As an emerging market, Egypt has started to stand out after The World Bank projections estimated that the country’s economic growth will reach 5.8 percent in 2020 and 6 percent in 2021. These projections are based on the assumption that growth will be driven by increased gas production and the surge in tourism.

International tourist arrivals are starting to approach the highs experienced prior the 2011 Revolution. Egypt’s economic reforms have begun to bear fruit and the country has seen a substantial improvement in its tourism industry (flights from Russia were resumed), which is a key driver of the country’s growth. Egypt attracted 11.3 million visitors last year, which was a 40 percent annual increase. Tourism revenues grew by 50 percent during 2018 and tourism is expected to maintain a double-digit growth rate for the next 4-5 years.

That being said, an increased presence of the private sector and diversification of the economy are key transitions that need to occur to further give Egypt potential. This is crucial for sustaining long-term economic growth and for providing new employment opportunities, given the country’s high youth unemployment rate. Notably, the country’s unemployment rate fell from 10.6 percent last year to 8.1 percent this quarter.

On another note, inflation has continued to improve substantially following the peak that occurred due to the flotation of the Egyptian pound. Egypt’s inflation rate remained between 13-14.1 percent during the past two months, which was mostly driven by the surge in the price of fruits and vegetables.

There is potential for Inflation to reach the single-digit levels in the 2020s, which will allow for additional rate cuts. Egypt’s central bank was able to cut rates significantly this year following the improvement seen in inflation. The World Bank projects that Egypt’s inflation rate can fall to 10.7 percent by 2021. The Central Bank of Egypt will not likely be able to cut rates until the end of this year, given the recent increase in inflation.

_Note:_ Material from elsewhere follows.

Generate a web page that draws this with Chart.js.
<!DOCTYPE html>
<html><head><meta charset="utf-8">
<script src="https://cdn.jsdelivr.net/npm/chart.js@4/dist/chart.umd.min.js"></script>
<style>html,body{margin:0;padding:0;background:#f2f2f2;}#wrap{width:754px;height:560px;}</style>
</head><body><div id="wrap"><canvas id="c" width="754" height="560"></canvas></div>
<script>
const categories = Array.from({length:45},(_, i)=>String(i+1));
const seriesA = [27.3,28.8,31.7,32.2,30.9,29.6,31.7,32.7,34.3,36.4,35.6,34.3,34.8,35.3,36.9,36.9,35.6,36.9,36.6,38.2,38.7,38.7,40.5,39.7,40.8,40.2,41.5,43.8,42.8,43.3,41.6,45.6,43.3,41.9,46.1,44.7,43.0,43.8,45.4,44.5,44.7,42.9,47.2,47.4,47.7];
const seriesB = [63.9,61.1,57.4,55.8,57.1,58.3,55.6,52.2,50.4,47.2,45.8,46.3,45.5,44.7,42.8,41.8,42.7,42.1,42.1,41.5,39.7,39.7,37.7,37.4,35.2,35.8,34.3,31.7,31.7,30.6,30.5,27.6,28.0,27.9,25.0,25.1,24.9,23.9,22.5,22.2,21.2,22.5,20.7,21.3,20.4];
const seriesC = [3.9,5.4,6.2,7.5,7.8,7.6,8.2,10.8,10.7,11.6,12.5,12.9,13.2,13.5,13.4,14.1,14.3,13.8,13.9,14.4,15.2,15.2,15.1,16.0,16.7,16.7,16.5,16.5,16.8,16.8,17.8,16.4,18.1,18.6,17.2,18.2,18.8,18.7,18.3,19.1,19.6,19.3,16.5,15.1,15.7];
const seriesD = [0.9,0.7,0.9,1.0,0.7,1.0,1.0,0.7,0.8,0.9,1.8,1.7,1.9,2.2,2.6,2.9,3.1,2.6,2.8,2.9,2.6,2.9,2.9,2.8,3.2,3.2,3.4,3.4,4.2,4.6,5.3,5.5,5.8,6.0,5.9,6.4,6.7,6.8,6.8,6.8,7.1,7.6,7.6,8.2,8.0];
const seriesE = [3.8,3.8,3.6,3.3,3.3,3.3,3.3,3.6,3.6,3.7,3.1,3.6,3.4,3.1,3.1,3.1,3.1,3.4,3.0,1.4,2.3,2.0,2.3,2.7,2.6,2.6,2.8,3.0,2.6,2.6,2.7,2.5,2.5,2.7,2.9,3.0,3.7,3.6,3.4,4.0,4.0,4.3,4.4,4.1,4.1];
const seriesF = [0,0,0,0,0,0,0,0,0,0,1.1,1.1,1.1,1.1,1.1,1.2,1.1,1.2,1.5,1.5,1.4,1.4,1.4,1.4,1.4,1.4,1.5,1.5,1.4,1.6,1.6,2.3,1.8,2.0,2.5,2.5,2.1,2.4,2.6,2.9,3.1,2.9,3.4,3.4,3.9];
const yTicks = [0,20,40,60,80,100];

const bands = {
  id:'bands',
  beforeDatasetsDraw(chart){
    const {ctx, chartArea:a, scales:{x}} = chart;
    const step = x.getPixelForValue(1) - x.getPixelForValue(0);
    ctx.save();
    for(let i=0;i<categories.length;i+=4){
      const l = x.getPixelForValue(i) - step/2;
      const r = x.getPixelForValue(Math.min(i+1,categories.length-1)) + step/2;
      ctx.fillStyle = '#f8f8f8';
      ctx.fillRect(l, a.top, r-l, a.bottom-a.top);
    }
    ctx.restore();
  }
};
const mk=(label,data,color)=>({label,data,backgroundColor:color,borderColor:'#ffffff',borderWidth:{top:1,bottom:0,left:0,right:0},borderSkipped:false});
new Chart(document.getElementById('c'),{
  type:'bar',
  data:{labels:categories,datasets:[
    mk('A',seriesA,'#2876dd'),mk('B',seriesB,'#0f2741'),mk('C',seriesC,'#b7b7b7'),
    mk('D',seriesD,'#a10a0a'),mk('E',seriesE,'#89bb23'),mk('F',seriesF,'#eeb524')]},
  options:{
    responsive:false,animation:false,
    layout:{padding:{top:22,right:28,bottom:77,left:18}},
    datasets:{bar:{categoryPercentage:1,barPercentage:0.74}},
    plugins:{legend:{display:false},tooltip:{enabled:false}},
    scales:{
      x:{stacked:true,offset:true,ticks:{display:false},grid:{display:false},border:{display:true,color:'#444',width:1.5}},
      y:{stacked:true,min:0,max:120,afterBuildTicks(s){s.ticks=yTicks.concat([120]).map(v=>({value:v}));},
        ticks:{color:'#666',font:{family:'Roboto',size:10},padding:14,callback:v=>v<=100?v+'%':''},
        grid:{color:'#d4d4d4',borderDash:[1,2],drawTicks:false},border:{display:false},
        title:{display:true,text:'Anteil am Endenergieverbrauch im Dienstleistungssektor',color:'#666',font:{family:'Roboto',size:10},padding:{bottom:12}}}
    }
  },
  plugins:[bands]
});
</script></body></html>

Other notable improvements have included the reduction of the country’s twin deficits and the slight decline in the country’s public debt levels, which are very high by emerging market standards. Egypt is now targeting a debt to GDP ratio of 89 percent this fiscal year.

Egypt’s current account balance is slowly beginning to approach a surplus following the economic turnaround experienced since 2016. Notably, the country’s exports rose by around 11 percent during the first 9 months of 2018. The country’s current account deficit will likely remain around 2 percent of GDP during the next two years.

Another stand out feature of Egypt includes its high level of foreign exchange reserves, a level that is higher than nearly all frontier and emerging markets. This has been a key supporter of the country’s currency following the devaluation seen in 2016. Foreign exchange reserves cover roughly 6.8 months of imports and are equivalent to around 17 percent of GDP, according to the IMF. Foreign exchange reserves have nearly tripled from the lows seen in 2016.

The aforementioned factors, might be seen as an interesting venue for investors in generating returns. As an investor, one would not want to take the sole specific risk of investing in Egypt. That said, an investor can be exposed to the said country indirectly by investing in an Emerging Market fund.